EXECUTIVE SUMMARY
For H1-24, the Attijariwafa bank Group reported achievements above our expectations for the 3rd consecutive year. In fact, the annual achievement rates of the NBI and the NIGS exceed the level of 50%, i.e. respectively 53% and 56% in average.
An acceleration of the NBI supported by the Market Activities
The Group's NBI accelerated by +16.6% to MAD 17,023 Mn in the first half of 2024, the strongest growth observed in the last decade. This performance is driven by the positive contribution of all business lines. In more detail:
- The interest income increased by +7.9% to MAD 9,882 Mn (MAD +727 Mn) thanks to a volume effect. This is a steady growth in credits of +8.3%(1) driven by investment loans which increased by +14.4% in Morocco.
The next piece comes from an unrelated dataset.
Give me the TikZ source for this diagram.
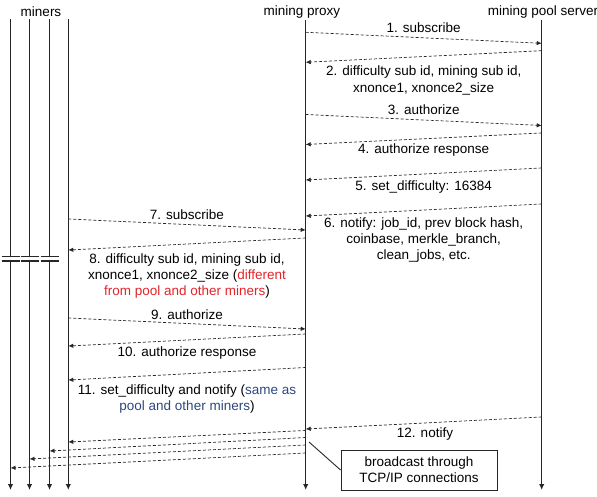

The net interest margin stabilized at 5.0%(2) ;
- The fees income rised by +3.4% to MAD 3,260 Mn (MAD +108 Mn) after an increase of +15.5% in H1-23. This deceleration would be explained by a high base effect in the first half of 2023 due to large-scale transactions carried out in international capital markets ;
- The income from market activities(3) increases by +69% to MAD 3,881 Mn (MAD +1,582 Mn) and explains almost 2/3 of the growth of the NBI. This performance is mainly due to the profits made on the bond portfolio after the interest rates decrease during H1-24. Also, the appreciation of the Forex activity was driven by the increase in both the number of clients and the volumes of transactions.
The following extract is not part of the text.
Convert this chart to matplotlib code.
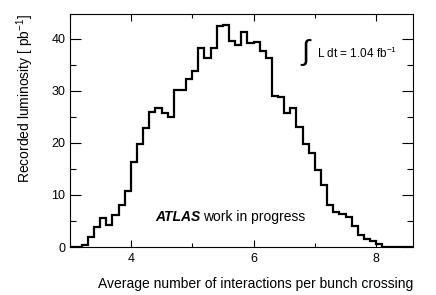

Continuous improvement of the “C/I” thanks to the adoption of digital technology
The Group is continuing its cost optimization strategy through the deployment of a cost savings plan based on digital means. Thanks to the growing adoption of digital platforms by customers, the cost-to-income ratio (C/I) maintains a structural downward trend, going from 38.8% in H1-23 to 35.5% in H1-24, i.e. an improvement of 3.3 pts.
Decrease of the CoR thanks to the improvement of Macro indicators
Despite an additional provision of approximately MAD +180 Mn related to the downgrade of Gabon's sovereign rating, the consolidated CoR is slighty decreasing by -3.3% to MAD 2,198 Mn. This change is explained by the improvement of the Bank's risk indicators in terms of the “Non-performing loans ratio, “Watchlist” and “Recovery”. At the same time, the Group benefits from a relative improvement in the macroeconomic environment in most countries of presence. Ultimately, the CoR rate(3) fell by -12 BPS to 103 BPS in H1-24 after a year 2023 marked by a significant provisioning effort related to Egypt and Cameroon.
Steady growth of the earning power, above expectations
The strong growth of the NBI combined with good control of both operational costs and the cost of risk, enable the Group to generate a half-yearly profit of MAD 4,906 Mn, up +35.7%. This is a high achievement rate of 59.1% compared to our annual forecasts.